Perché Faenza, ormai da diverse edizioni, è in anche una città di graffiti: sui muri del suo centro storico si sono alternati negli anni Eime ed Etnik, per esempio.
Se poi cercate qualcosa di più istituzionale, oltre al Museo Carlo Zauli e al MIC potete fare un giro nei bei saloni dell’ISIA, che ospita una nuova versione della mostra “Work”, a cura di Andrea Anastasio, presentata anche a Milano durante lo scorso Salone del Mobile da Assab One.
Un modo per conoscere da vicino anche la didattica che si offre in questo istituto d’eccellenza che ospita ogni anno una classe di circa 30 studenti che, oltre ad apprendere l’aspetto teorico della progettazione, sono affiancati da designer e professionisti che ricordano come la disciplina del progetto debba essere anche corrisposta da un’azione pratica, dalla capacità di “mettere le mani” in pasta.
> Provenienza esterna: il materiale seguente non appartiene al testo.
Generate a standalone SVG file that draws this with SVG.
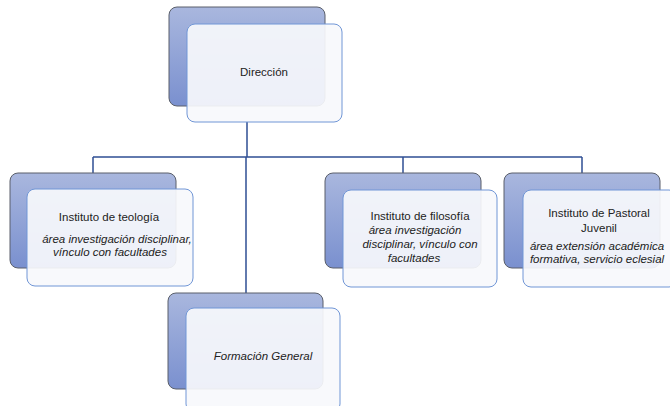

Evviva il Distretto A, insomma, in questo week end che da queste parti è rimasto un po’ postmoderno – tirando in ballo la figura (dal sottoscritto particolarmente amata) di Pier Vittorio Tondelli, che da e di queste zone ha scritto pagine di poesia assoluta, raccontando una quotidianità che è fatta di piccoli eventi speciali. E di radio libere che ancora, dagli anni ’80, suonano i grandi successi degli A-ha o di Michael Jackson e che fanno ballare in una piazza, come accade in Call me by your name con l’ombrosa Love my way, qui grazie alle casse dell’emittente MelodyBox. Evviva la Romagna.